Black Phone 2 ups the scares with Gwen’s haunting visions, The Grabber’s monstrous return, and a chilling, snowy backdrop.
Director: Scott Derrickson
Genre: Horror
Run Time: 114′
Rated: R
Fantastic Fest Screening: September 20, 2025
Release Date: October 17, 2025
Where to Watch: In theaters
Sequels are tricky, especially in horror. They often either recycle the scares of the first movie, or try so hard to top them that they lose what made the original work. Black Phone 2 tries something different. Instead of just bringing the masked child killer known as The Grabber back, director Scott Derrickson leans into dream logic, the supernatural, and trauma. The result is a film that’s scarier in parts, stranger in tone, and sometimes even a little goofy, but one that never stops trying to unsettle you.
Four years after escaping The Grabber (Ethan Hawke, of Blue Moon), Finney Blake (Mason Thames, of How to Train Your Dragon), now 17, struggles to process the trauma of his captivity. His younger sister Gwen (Madeleine McGraw, of The Black Phone) begins receiving calls in her dreams from the mysterious black phone, where she sees visions of three boys being stalked and murdered at a winter camp. As the siblings dig deeper into these terrifying messages, they’re forced to confront a Grabber who has grown even more powerful in death and far more personal to them than either could have imagined.
What hooked me right away were Gwen’s dreams.
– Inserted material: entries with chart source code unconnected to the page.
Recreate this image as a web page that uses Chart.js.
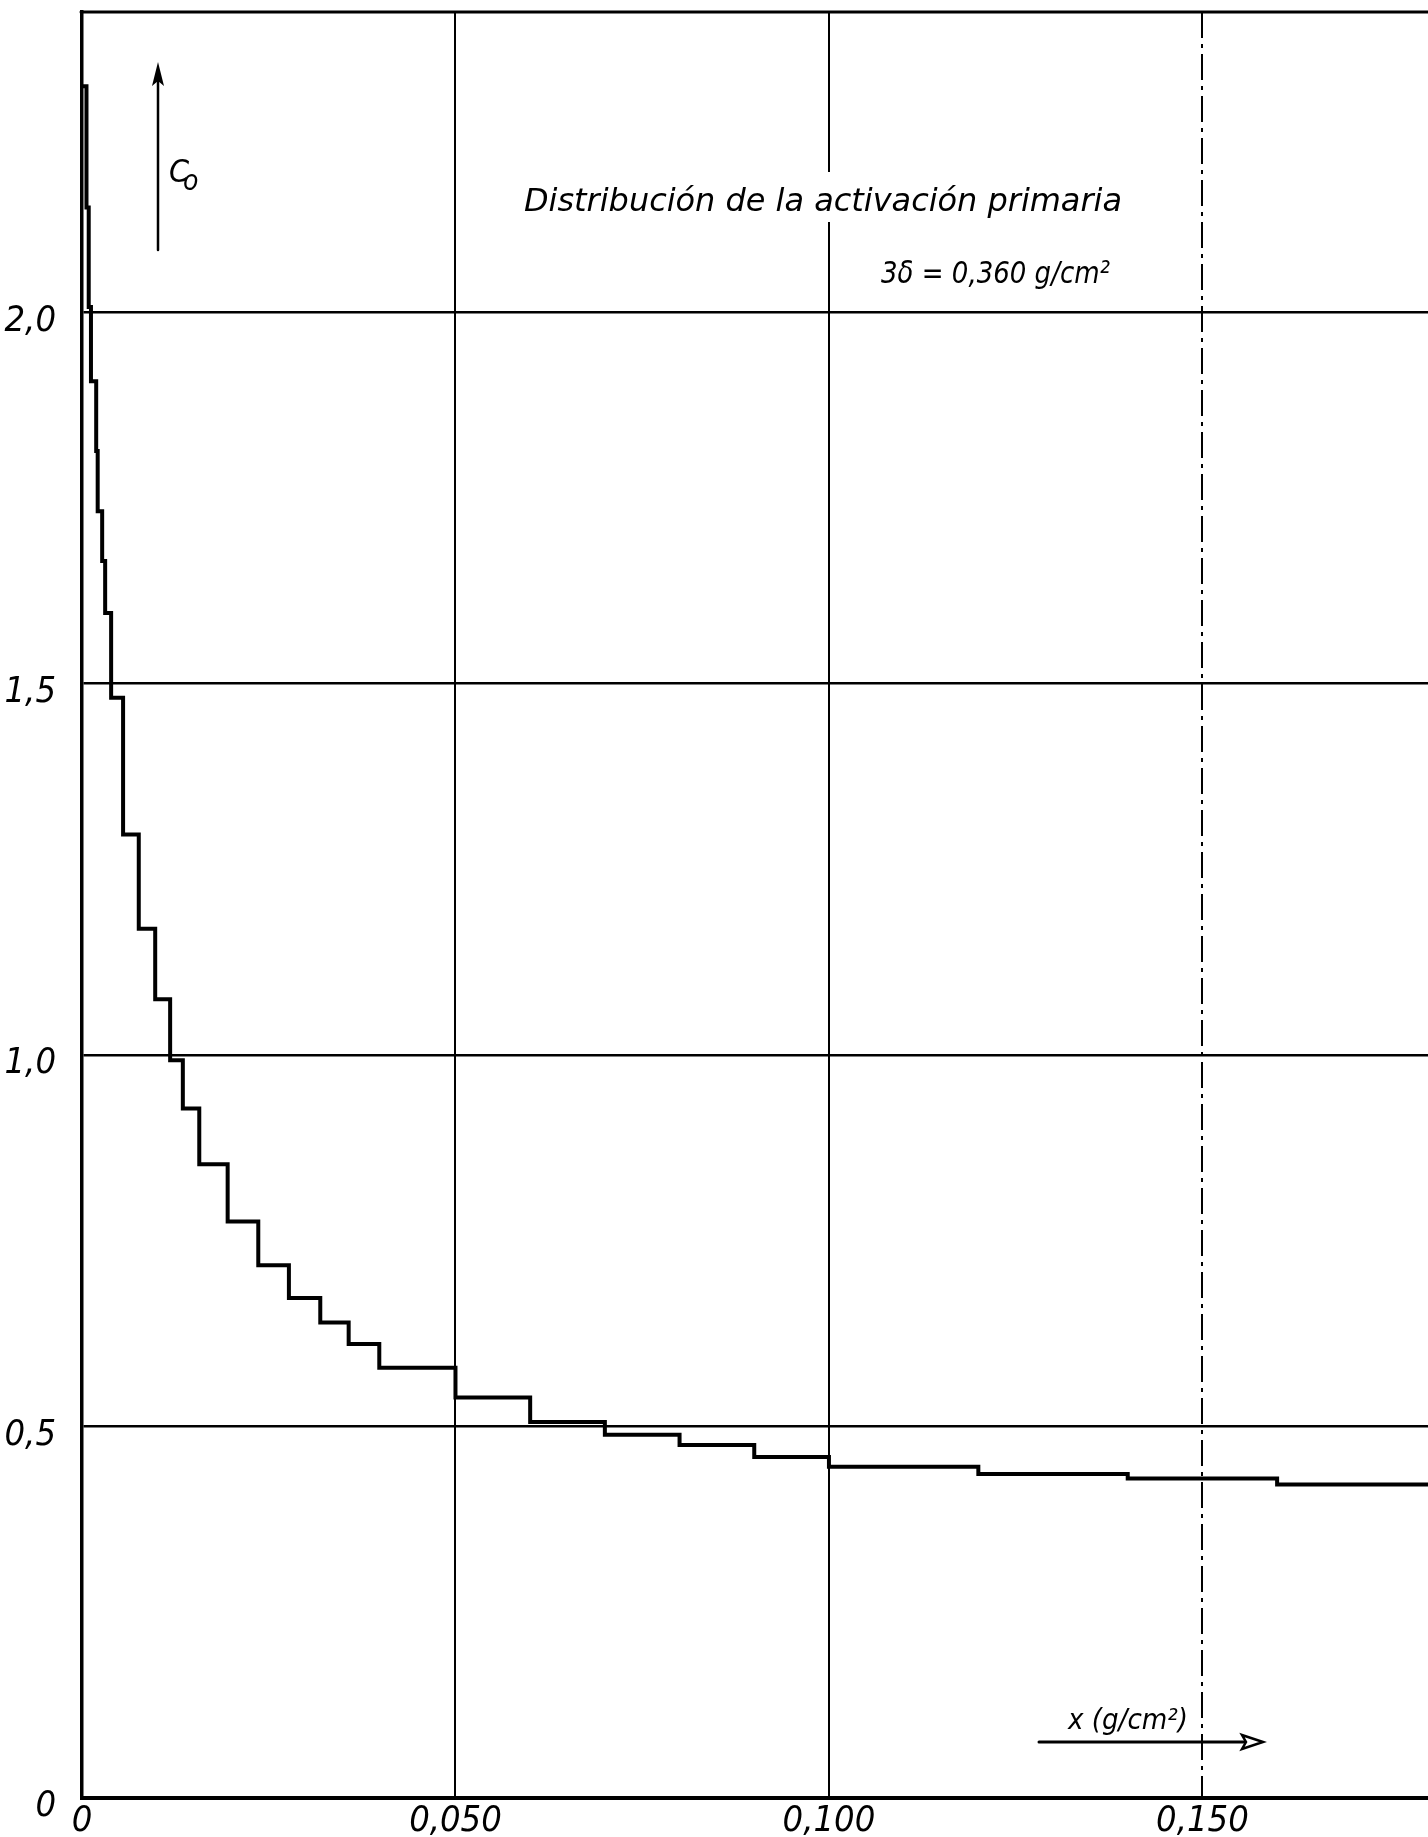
<!DOCTYPE html>
<html>
<head>
<meta charset="utf-8">
<script src="https://cdn.jsdelivr.net/npm/chart.js@4.4.1/dist/chart.umd.min.js"></script>
<style>
  html, body { margin: 0; padding: 0; background: #fff; }
  #wrap { width: 1428px; height: 1837px; position: relative; }
</style>
</head>
<body>
<div id="wrap"><canvas id="activationChart"></canvas></div>
<script>
// --- Datos (escalones de C0) ---
// cada valor de stepC vale desde su stepX hasta el siguiente
const stepX = [0, 0.0006, 0.0009, 0.0012, 0.0019, 0.0021, 0.0027, 0.0031, 0.0039, 0.0055,
               0.0076, 0.0098, 0.0118, 0.0135, 0.0157, 0.0195, 0.0236, 0.0277, 0.0319, 0.0357,
               0.0398, 0.050, 0.060, 0.070, 0.080, 0.090, 0.100, 0.120, 0.140, 0.160, 0.181];
const stepC = [2.304, 2.141, 2.007, 1.907, 1.813, 1.732, 1.665, 1.595, 1.481, 1.297,
               1.170, 1.075, 0.993, 0.928, 0.853, 0.776, 0.717, 0.673, 0.640, 0.611,
               0.579, 0.539, 0.506, 0.489, 0.475, 0.459, 0.446, 0.436, 0.430, 0.422, 0.422];
const xTicks = [0, 0.05, 0.10, 0.15];
const yTicks = [0, 0.5, 1.0, 1.5, 2.0];
const xMax = 0.1802;
const yMax = 2.404;

const handFont = "'Liberation Sans Narrow', 'DejaVu Sans Condensed', 'Arial Narrow', sans-serif";

function commaLabel(v, digits) {
  return v === 0 ? '0' : v.toFixed(digits).replace('.', ',');
}

// texto ajustado a un ancho dado
function fitText(ctx, text, x, y, width) {
  const w = ctx.measureText(text).width;
  ctx.save();
  ctx.translate(x, y);
  ctx.scale(width / w, 1);
  ctx.fillText(text, 0, 0);
  ctx.restore();
}

const whiteBg = {
  id: 'whiteBg',
  beforeDraw(chart) {
    const c = chart.ctx;
    c.save();
    c.fillStyle = '#fff';
    c.fillRect(0, 0, chart.width, chart.height);
    c.restore();
  }
};

const annotations = {
  id: 'annotations',
  afterDraw(chart) {
    const c = chart.ctx;
    const area = chart.chartArea;
    c.save();
    c.strokeStyle = '#000';
    c.fillStyle = '#000';
    c.lineCap = 'round';

    // marco superior
    c.lineWidth = 3;
    c.beginPath();
    c.moveTo(area.left - 1, area.top);
    c.lineTo(area.right, area.top);
    c.stroke();

    // flecha del eje C0
    c.lineWidth = 2.5;
    c.beginPath();
    c.moveTo(158, 250);
    c.lineTo(158, 80);
    c.stroke();
    c.beginPath();
    c.moveTo(158, 62);
    c.lineTo(152, 86);
    c.lineTo(158, 81);
    c.lineTo(164, 86);
    c.closePath();
    c.fill();

    c.font = 'italic 32px ' + handFont;
    c.fillText('C', 169, 182);
    c.font = 'italic 28px ' + handFont;
    c.fillText('o', 183, 190);

    // título (el gráfico original interrumpe la rejilla detrás)
    c.fillStyle = '#fff';
    c.fillRect(515, 172, 615, 50);
    c.fillStyle = '#000';
    c.font = 'italic 32px ' + handFont;
    fitText(c, 'Distribución de la activación primaria', 524, 211, 598);
    c.font = 'italic 31px ' + handFont;
    fitText(c, '3δ = 0,360 g/cm²', 881, 283, 229);

    // flecha del eje x
    c.font = 'italic 28px ' + handFont;
    fitText(c, 'x (g/cm²)', 1068, 1729, 120);
    c.lineWidth = 3;
    c.beginPath();
    c.moveTo(1039, 1742);
    c.lineTo(1244, 1742);
    c.stroke();
    c.lineWidth = 2.5;
    c.beginPath();
    c.moveTo(1263, 1742);
    c.lineTo(1242, 1735);
    c.lineTo(1246, 1742);
    c.lineTo(1242, 1749);
    c.closePath();
    c.stroke();
    c.restore();
  }
};

const chartCtx = document.getElementById('activationChart').getContext('2d');

const activationChart = new Chart(chartCtx, {
  type: 'line',
  data: {
    datasets: [{
      data: stepX.map((x, i) => ({ x: x, y: stepC[i] })),
      stepped: 'before',
      borderColor: '#000',
      borderWidth: 4,
      pointRadius: 0,
      fill: false
    }]
  },
  options: {
    responsive: true,
    maintainAspectRatio: false,
    animation: false,
    layout: { padding: { top: 12, right: 0, left: 0, bottom: 0 } },
    plugins: {
      legend: { display: false },
      tooltip: { enabled: false }
    },
    scales: {
      x: {
        type: 'linear',
        min: 0,
        max: xMax,
        afterBuildTicks: s => { s.ticks = xTicks.map(v => ({ value: v })); },
        afterFit: s => { s.height = 39; s.paddingLeft = 0; s.paddingRight = 0; },
        grid: { color: '#000', lineWidth: 2, drawTicks: false },
        border: {
          display: true, color: '#000', width: 4,
          dash: ctx => (ctx.tick && ctx.tick.value === 0.15) ? [26, 6, 4, 6] : []
        },
        ticks: {
          color: '#000',
          padding: 2,
          maxRotation: 0,
          autoSkip: false,
          font: { family: handFont, size: 36, style: 'italic' },
          callback: v => commaLabel(v, 3)
        }
      },
      y: {
        type: 'linear',
        min: 0,
        max: yMax,
        afterBuildTicks: s => { s.ticks = yTicks.map(v => ({ value: v })); },
        afterFit: s => { s.width = 82; s.paddingTop = 0; s.paddingBottom = 0; },
        grid: { color: '#000', lineWidth: 2.5, drawTicks: false },
        border: { display: true, color: '#000', width: 3.5 },
        ticks: {
          color: '#000',
          padding: 26,
          labelOffset: 9,
          autoSkip: false,
          font: { family: handFont, size: 36, style: 'italic' },
          callback: v => commaLabel(v, 1)
        }
      }
    }
  },
  plugins: [whiteBg, annotations]
});
</script>
</body>
</html>
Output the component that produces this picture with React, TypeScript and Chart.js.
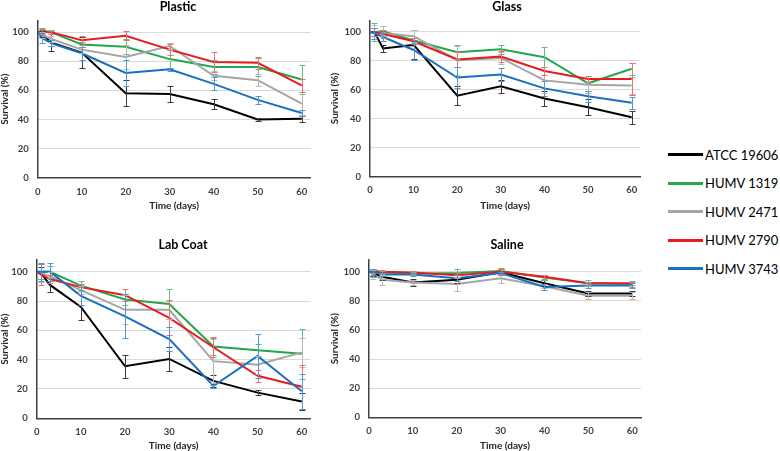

They’re genuinely disturbing: grainy, sickly-looking sequences of children being stalked and murdered. The rough texture of these visions makes them feel like something you’re not supposed to be seeing, and they got under my skin more than anything in the first movie. The film clearly takes a page from Nightmare on Elm Street, with The Grabber still able to torment our main characters even after death, and that supernatural shift works really well here.
The Grabber himself looks terrifying. The makeup team deserves serious credit because he’s rotted, monstrous, and almost unrecognizable compared to the first film. Hawke doesn’t need a lot of screen time to make his presence felt; every time he shows up, Black Phone 2 gets ten times creepier.
I also really loved the setting. Horror doesn’t use snow nearly enough, and Alpine Lake gives the film this icy, isolated feeling that just makes everything heavier. Snow has this way of silencing the world, and Derrickson uses that to build dread in scenes where you’re just waiting for the next horrific thing to happen.
That said, the movie isn’t flawless. There are stretches where it feels a little goofy, like it doesn’t know if it wants to be a straight-up horror film or lean into the camp of its premise. Some of Finney’s story beats also feel rushed, for a character dealing with that kind of trauma, I wish we got more time to really sit with him. But at the core, the film nails the idea of siblings facing their shared pain and refusing to let The Grabber define them. That emotional thread gives the movie weight, even when the tone wobbles.
Black Phone 2 isn’t perfect, but it’s bold. It doubles down on the horror, pushes the mythology in new directions, and delivers moments that are genuinely horrific. Between Gwen’s terrifying visions, the snowy setting, and The Grabber’s decayed return, there’s plenty here that lingers after the credits roll. It may not land every punch, but it’s a sequel that dares to be stranger and scarier, and that’s more than I expected.
Black Phone 2: Movie Plot & Recap
Synopsis:
Four years after escaping The Grabber, Finney struggles with life after captivity while his sister Gwen begins receiving terrifying calls through the black phone.
Pros:
- Gwen’s dream sequences are deeply disturbing and effective
- The Grabber’s monstrous, decayed makeup design is unforgettable
- Snowy camp setting creates an eerie, isolating atmosphere
- Tension builds well, with moments of shocking violence
- Strong emotional core about siblings confronting trauma
Cons:
- Some moments feel unintentionally goofy
- Finney’s trauma arc doesn’t feel fleshed out
- Uneven tone occasionally pulls you out of the horror
Black Phone 2 was screened at Fantastic Fest on September 20, 2025. The film will be released in U.S. and Canadian theaters, in U.K. and Irish cinemas, and globally in theatres on October 17, 2025.